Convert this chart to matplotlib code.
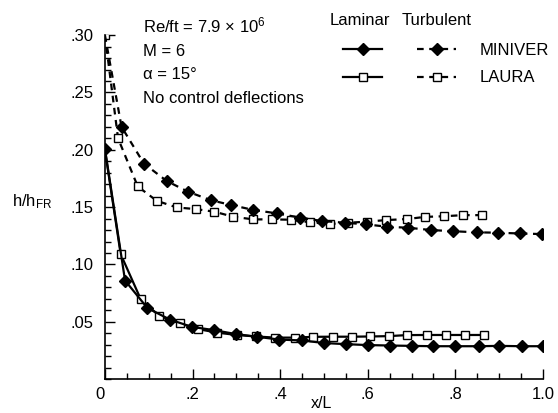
import matplotlib
matplotlib.use("Agg")
import matplotlib.pyplot as plt
from matplotlib.ticker import MultipleLocator

plt.rcParams['font.family'] = ['Liberation Sans', 'DejaVu Sans']
plt.rcParams['mathtext.fontset'] = 'custom'
plt.rcParams['mathtext.rm'] = 'Liberation Sans'
plt.rcParams['mathtext.it'] = 'Liberation Sans'

# laminar, MINIVER
x_min_lam = [0.0, 0.046, 0.097, 0.148, 0.198, 0.248, 0.299, 0.348, 0.398, 0.451,
             0.50, 0.55, 0.60, 0.651, 0.70, 0.75, 0.80, 0.853, 0.90, 0.952, 1.0]
y_min_lam = [0.201, 0.086, 0.062, 0.052, 0.0456, 0.0428, 0.0393, 0.0369, 0.0345, 0.0337,
             0.0315, 0.0305, 0.0297, 0.0293, 0.029, 0.0287, 0.0287, 0.0287, 0.029, 0.0287, 0.0287]

# laminar, LAURA
x_lau_lam = [0.0, 0.036, 0.082, 0.124, 0.171, 0.213, 0.257, 0.301, 0.345, 0.389, 0.434,
             0.476, 0.52, 0.563, 0.606, 0.648, 0.689, 0.735, 0.778, 0.823, 0.866]
y_lau_lam = [0.20, 0.109, 0.0695, 0.0552, 0.0486, 0.0436, 0.0405, 0.0385, 0.0372, 0.0362, 0.0362,
             0.0369, 0.037, 0.037, 0.0372, 0.0375, 0.0384, 0.0385, 0.0385, 0.0385, 0.0385]

# turbulent, MINIVER
x_min_tur = [0.0, 0.038, 0.089, 0.141, 0.19, 0.242, 0.289, 0.339, 0.392, 0.446, 0.495,
             0.547, 0.596, 0.644, 0.693, 0.745, 0.795, 0.849, 0.897, 0.947, 0.998]
y_min_tur = [0.30, 0.22, 0.188, 0.1728, 0.1634, 0.156, 0.1518, 0.1475, 0.1446, 0.1408, 0.1379,
             0.1364, 0.135, 0.1329, 0.132, 0.130, 0.129, 0.128, 0.1277, 0.127, 0.1265]

# turbulent, LAURA
x_lau_tur = [0.0, 0.03, 0.075, 0.118, 0.164, 0.207, 0.25, 0.293, 0.339, 0.381, 0.425,
             0.469, 0.514, 0.556, 0.598, 0.642, 0.69, 0.731, 0.773, 0.817, 0.861]
y_lau_tur = [0.30, 0.21, 0.168, 0.1556, 0.1497, 0.1483, 0.146, 0.1416, 0.1393, 0.1393, 0.139,
             0.1367, 0.1353, 0.1364, 0.1373, 0.1387, 0.1396, 0.1415, 0.142, 0.143, 0.143]

xticks = [0, 0.2, 0.4, 0.6, 0.8, 1.0]
xlabels = ['0', '.2', '.4', '.6', '.8', '1.0']
yticks = [0.05, 0.10, 0.15, 0.20, 0.25, 0.30]
ylabels = ['.05', '.10', '.15', '.20', '.25', '.30']

fig = plt.figure(figsize=(5.58, 4.13), dpi=100)
ax = fig.add_axes([0.188, 0.082, 0.785, 0.833])

lw = 1.6
l1, = ax.plot(x_min_lam, y_min_lam, color='k', lw=lw, marker='D', ms=6.5,
              mfc='k', mec='k', zorder=4)
l2, = ax.plot(x_lau_lam, y_lau_lam, color='k', lw=lw, marker='s', ms=5.5,
              mfc='white', mec='k', mew=1.0, markevery=slice(1, None), zorder=3)
l3, = ax.plot(x_min_tur, y_min_tur, color='k', lw=lw, dashes=(3, 2.5), marker='D', ms=6.5,
              mfc='k', mec='k', markevery=slice(1, None), zorder=4)
l4, = ax.plot(x_lau_tur, y_lau_tur, color='k', lw=lw, dashes=(3, 2.5), marker='s', ms=5.5,
              mfc='white', mec='k', mew=1.0, zorder=3)

ax.set_xlim(0, 1.0)
ax.set_ylim(0, 0.30)
ax.spines['top'].set_visible(False)
ax.spines['right'].set_visible(False)
ax.spines['left'].set_linewidth(1.2)
ax.spines['bottom'].set_linewidth(1.2)

ax.set_xticks(xticks, xlabels)
ax.set_yticks(yticks, ylabels)
ax.get_xticklabels()[0].set_ha('right')
ax.xaxis.set_minor_locator(MultipleLocator(0.05))
ax.yaxis.set_minor_locator(MultipleLocator(0.01))
ax.tick_params(which='both', direction='in', labelsize=12)
ax.tick_params(which='major', length=7, width=1)
ax.tick_params(which='minor', length=4, width=1)
ax.tick_params(axis='y', pad=8)
ax.tick_params(axis='x', pad=6)

ax.set_xlabel('x/L', fontsize=11.5)
ax.xaxis.set_label_coords(0.495, -0.05)
ax.set_ylabel(r'$\mathrm{h/h_{FR}}$', fontsize=12, rotation=0)
ax.yaxis.set_label_coords(-0.165, 0.49)

ax.text(0.087, 1.058, 'Re/ft = 7.9 × 10$^{6}$\nM = 6\nα = 15°\nNo control deflections',
        transform=ax.transAxes, fontsize=12, va='top', ha='left', linespacing=1.72)

ax.text(0.582, 1.064, 'Laminar', transform=ax.transAxes, fontsize=12, va='top', ha='center')
ax.text(0.758, 1.064, 'Turbulent', transform=ax.transAxes, fontsize=12, va='top', ha='center')

ax.legend([l1, l2, l3, l4], ['', '', 'MINIVER', 'LAURA'], ncol=2, frameon=False,
          loc='upper left', bbox_to_anchor=(343 / 558, 1 - 43 / 413),
          bbox_transform=fig.transFigure, fontsize=12, numpoints=1,
          handlelength=2.35, handletextpad=1.4, columnspacing=0.7,
          labelspacing=0.75, borderpad=0, borderaxespad=0)

fig.savefig('out.png', dpi=100)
○ ○ ○ ○ ○
# STATED GOAL
Pull out all lines containing "matplotlib".

# OUTPUT
Convert this chart to matplotlib code.
import matplotlib
matplotlib.use("Agg")
import matplotlib.pyplot as plt
from matplotlib.ticker import MultipleLocator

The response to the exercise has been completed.